What needs to be done:
Pictures are not part of the copy. Retype the lines from the first one through the line that contains "fig = go.Figure()".

↓

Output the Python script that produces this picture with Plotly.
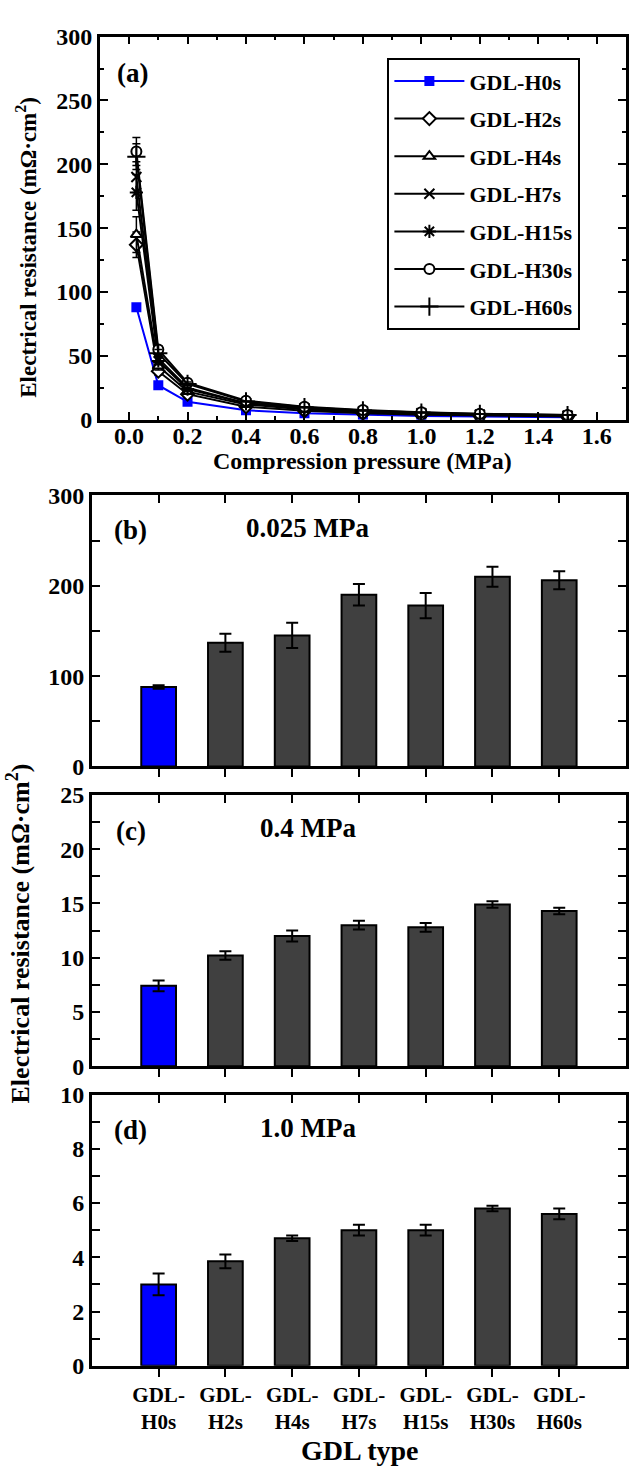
import plotly.graph_objects as go

# ---------------- data ----------------
pressure = [0.025, 0.1, 0.2, 0.4, 0.6, 0.8, 1.0, 1.2, 1.5]
names = ["GDL-H0s", "GDL-H2s", "GDL-H4s", "GDL-H7s", "GDL-H15s", "GDL-H30s", "GDL-H60s"]
tick_text = ["GDL-<br>H0s", "GDL-<br>H2s", "GDL-<br>H4s", "GDL-<br>H7s",
             "GDL-<br>H15s", "GDL-<br>H30s", "GDL-<br>H60s"]

r_H0 = [88, 27, 14, 7.4, 5.0, 3.8, 3.0, 2.5, 2.0]
r_H2 = [137, 38, 20, 10.2, 7.0, 5.0, 3.85, 3.2, 2.5]
r_H4 = [145, 42, 22, 12.0, 8.0, 6.0, 4.7, 3.8, 3.0]
r_H7 = [190, 48, 25, 13.0, 9.0, 6.5, 5.0, 4.0, 3.2]
r_H15 = [178, 46, 24, 12.8, 8.8, 6.4, 5.0, 4.0, 3.2]
r_H30 = [210, 55, 29, 14.9, 10.2, 7.6, 5.8, 4.7, 3.7]
r_H60 = [206, 52, 28, 14.3, 9.8, 7.3, 5.6, 4.5, 3.6]

e_H0 = [2, 1.5, 1, 0.5, 0.3, 0.3, 0.4, 0.2, 0.2]
e_H2 = [10, 3, 1.5, 0.4, 0.4, 0.3, 0.25, 0.2, 0.2]
e_H4 = [14, 3, 1.5, 0.5, 0.4, 0.3, 0.1, 0.2, 0.2]
e_H7 = [12, 3, 1.5, 0.4, 0.4, 0.3, 0.2, 0.2, 0.2]
e_H15 = [14, 3, 1.5, 0.4, 0.4, 0.3, 0.2, 0.2, 0.2]
e_H30 = [11, 3, 1.5, 0.3, 0.4, 0.3, 0.1, 0.2, 0.2]
e_H60 = [10, 3, 1.5, 0.3, 0.4, 0.3, 0.2, 0.2, 0.2]

bar_025 = [88, 137, 145, 190, 178, 210, 206]
err_025 = [2, 10, 14, 12, 14, 11, 10]
bar_04 = [7.4, 10.2, 12.0, 13.0, 12.8, 14.9, 14.3]
err_04 = [0.5, 0.4, 0.5, 0.4, 0.4, 0.3, 0.3]
bar_10 = [3.0, 3.85, 4.7, 5.0, 5.0, 5.8, 5.6]
err_10 = [0.4, 0.25, 0.1, 0.2, 0.2, 0.1, 0.2]

# ---------------- style ----------------
FONT = "Liberation Serif"
BLUE = "#0000FF"
GREY = "#404040"
W, H = 629, 1477

series = [r_H0, r_H2, r_H4, r_H7, r_H15, r_H30, r_H60]
errors = [e_H0, e_H2, e_H4, e_H7, e_H15, e_H30, e_H60]
symbols = ["square", "diamond", "triangle-up", "x-thin", "asterisk", "circle", "cross-thin"]
sizes = [10, 10, 10, 10, 11, 10, 13]

fig = go.Figure()

for i, (nm, ys, es) in enumerate(zip(names, series, errors)):
    col = BLUE if i == 0 else "black"
    if i == 0:
        mk = dict(symbol="square", size=sizes[i], color=BLUE, line=dict(width=0))
    elif symbols[i] in ("x-thin", "asterisk", "cross-thin"):
        mk = dict(symbol=symbols[i], size=sizes[i], color="black", line=dict(width=2, color="black"))
    else:
        mk = dict(symbol=symbols[i], size=sizes[i], color="white", line=dict(width=2, color="black"))
    fig.add_trace(go.Scatter(
        x=pressure, y=ys, name=nm, mode="lines+markers",
        line=dict(color=col, width=2), marker=mk,
        error_y=dict(type="data", array=es, color=col, thickness=1.5, width=4),
        xaxis="x", yaxis="y", legendgroup=nm,
    ))

bar_colors = [BLUE] + [GREY] * 6
cats = list(range(len(names)))
for vals, errs, ax, ay in [(bar_025, err_025, "x2", "y2"), (bar_04, err_04, "x3", "y3"), (bar_10, err_10, "x4", "y4")]:
    fig.add_trace(go.Bar(
        x=cats, y=vals, width=0.52,
        marker=dict(color=bar_colors, line=dict(color="black", width=2)),
        error_y=dict(type="data", array=errs, color="black", thickness=2, width=6),
        xaxis=ax, yaxis=ay, showlegend=False,
    ))
# invisible traces for the top-tick overlay axes
for ax, ay in [("x5", "y2"), ("x6", "y3"), ("x7", "y4")]:
    fig.add_trace(go.Scatter(x=[None], y=[None], xaxis=ax, yaxis=ay, showlegend=False, hoverinfo="skip"))

def py(top, bottom):
    return [(H - bottom) / H, (H - top) / H]

tickfont = dict(family=FONT, size=24, color="black", weight="bold")
axbase = dict(showline=True, linecolor="black", linewidth=2.5, showgrid=False, zeroline=False,
              tickfont=tickfont, tickcolor="black", tickwidth=2)

layout = dict(
    width=W, height=H, margin=dict(l=0, r=0, t=0, b=0),
    plot_bgcolor="white", paper_bgcolor="white",
    font=dict(family=FONT, color="black"),
    showlegend=True,
    legend=dict(x=388 / W, y=1 - 46 / H, xanchor="left", yanchor="top",
                bordercolor="black", borderwidth=2, bgcolor="white",
                font=dict(family=FONT, size=22, color="black", weight="bold"),
                tracegroupgap=6, itemwidth=70),
)

layout["xaxis"] = dict(axbase, domain=[100 / W, 627 / W], anchor="y", range=[-0.1, 1.7],
                       tick0=0, dtick=0.2, tickformat=".1f", ticks="inside", ticklen=8, mirror="allticks",
                       ticklabelstandoff=-7,
                       minor=dict(dtick=0.1, ticks="inside", ticklen=4, tickcolor="black", tickwidth=2))
layout["yaxis"] = dict(axbase, domain=py(24, 414), anchor="x", range=[0, 300],
                       dtick=50, ticks="inside", ticklen=8, mirror="allticks",
                       minor=dict(dtick=25, ticks="inside", ticklen=4, tickcolor="black", tickwidth=2))

panels = [("2", 491, 767, 300, 100, 50), ("3", 796, 1072, 25, 5, 2.5), ("4", 1101, 1377, 10, 2, 1)]
for k, top, bot, ymax, dt, mdt in panels:
    layout["xaxis" + k] = dict(axbase, domain=[92 / W, 627 / W], anchor="y" + k, range=[-1, 7],
                               tickvals=cats, ticktext=tick_text, ticks="outside", ticklen=8,
                               showticklabels=(k == "4"), mirror=True,
                               tickfont=dict(family=FONT, size=21, color="black", weight="bold"))
    layout["yaxis" + k] = dict(axbase, domain=py(top, bot), anchor="x" + k, range=[0, ymax],
                               dtick=dt, ticks="inside", ticklen=8, mirror="allticks",
                               minor=dict(dtick=mdt, ticks="inside", ticklen=4, tickcolor="black", tickwidth=2))
for k, base in [("5", "2"), ("6", "3"), ("7", "4")]:
    layout["xaxis" + k] = dict(overlaying="x" + base, anchor="y" + base, side="top", range=[-1, 7],
                               tickvals=cats, ticks="inside", ticklen=8, tickcolor="black", tickwidth=2,
                               showticklabels=False, showline=False, showgrid=False, zeroline=False)

fig.update_layout(**layout)

def f(size):
    return dict(family=FONT, size=size, color="black", weight="bold")

annotations = [
    dict(text="(a)", x=133 / W, y=1 - 61 / H, font=f(27)),
    dict(text="(b)", x=131 / W, y=1 - 526 / H, font=f(27)),
    dict(text="0.025 MPa", x=308 / W, y=1 - 524 / H, font=f(27)),
    dict(text="(c)", x=131 / W, y=1 - 833 / H, font=f(27)),
    dict(text="0.4 MPa", x=308 / W, y=1 - 830 / H, font=f(27)),
    dict(text="(d)", x=131 / W, y=1 - 1137 / H, font=f(27)),
    dict(text="1.0 MPa", x=308 / W, y=1 - 1135 / H, font=f(27)),
    dict(text="Compression pressure (MPa)", x=363 / W, y=1 - 456 / H, font=f(24)),
    dict(text="Electrical resistance (mΩ·cm<sup>2</sup>)", x=27 / W, y=1 - 238 / H, textangle=-90, font=f(23)),
    dict(text="Electrical resistance (mΩ·cm<sup>2</sup>)", x=19 / W, y=1 - 937 / H, textangle=-90, font=f(26)),
    dict(text="GDL type", x=360 / W, y=1 - 1463 / H, font=f(28)),
]
for a in annotations:
    a.update(xref="paper", yref="paper", showarrow=False, xanchor="center", yanchor="middle")
fig.update_layout(annotations=annotations)

fig.write_html("out.html")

↑

Exercise answer:
Output the Python script that produces this picture with Plotly.
import plotly.graph_objects as go

# ---------------- data ----------------
pressure = [0.025, 0.1, 0.2, 0.4, 0.6, 0.8, 1.0, 1.2, 1.5]
names = ["GDL-H0s", "GDL-H2s", "GDL-H4s", "GDL-H7s", "GDL-H15s", "GDL-H30s", "GDL-H60s"]
tick_text = ["GDL-<br>H0s", "GDL-<br>H2s", "GDL-<br>H4s", "GDL-<br>H7s",
             "GDL-<br>H15s", "GDL-<br>H30s", "GDL-<br>H60s"]

r_H0 = [88, 27, 14, 7.4, 5.0, 3.8, 3.0, 2.5, 2.0]
r_H2 = [137, 38, 20, 10.2, 7.0, 5.0, 3.85, 3.2, 2.5]
r_H4 = [145, 42, 22, 12.0, 8.0, 6.0, 4.7, 3.8, 3.0]
r_H7 = [190, 48, 25, 13.0, 9.0, 6.5, 5.0, 4.0, 3.2]
r_H15 = [178, 46, 24, 12.8, 8.8, 6.4, 5.0, 4.0, 3.2]
r_H30 = [210, 55, 29, 14.9, 10.2, 7.6, 5.8, 4.7, 3.7]
r_H60 = [206, 52, 28, 14.3, 9.8, 7.3, 5.6, 4.5, 3.6]

e_H0 = [2, 1.5, 1, 0.5, 0.3, 0.3, 0.4, 0.2, 0.2]
e_H2 = [10, 3, 1.5, 0.4, 0.4, 0.3, 0.25, 0.2, 0.2]
e_H4 = [14, 3, 1.5, 0.5, 0.4, 0.3, 0.1, 0.2, 0.2]
e_H7 = [12, 3, 1.5, 0.4, 0.4, 0.3, 0.2, 0.2, 0.2]
e_H15 = [14, 3, 1.5, 0.4, 0.4, 0.3, 0.2, 0.2, 0.2]
e_H30 = [11, 3, 1.5, 0.3, 0.4, 0.3, 0.1, 0.2, 0.2]
e_H60 = [10, 3, 1.5, 0.3, 0.4, 0.3, 0.2, 0.2, 0.2]

bar_025 = [88, 137, 145, 190, 178, 210, 206]
err_025 = [2, 10, 14, 12, 14, 11, 10]
bar_04 = [7.4, 10.2, 12.0, 13.0, 12.8, 14.9, 14.3]
err_04 = [0.5, 0.4, 0.5, 0.4, 0.4, 0.3, 0.3]
bar_10 = [3.0, 3.85, 4.7, 5.0, 5.0, 5.8, 5.6]
err_10 = [0.4, 0.25, 0.1, 0.2, 0.2, 0.1, 0.2]

# ---------------- style ----------------
FONT = "Liberation Serif"
BLUE = "#0000FF"
GREY = "#404040"
W, H = 629, 1477

series = [r_H0, r_H2, r_H4, r_H7, r_H15, r_H30, r_H60]
errors = [e_H0, e_H2, e_H4, e_H7, e_H15, e_H30, e_H60]
symbols = ["square", "diamond", "triangle-up", "x-thin", "asterisk", "circle", "cross-thin"]
sizes = [10, 10, 10, 10, 11, 10, 13]

fig = go.Figure()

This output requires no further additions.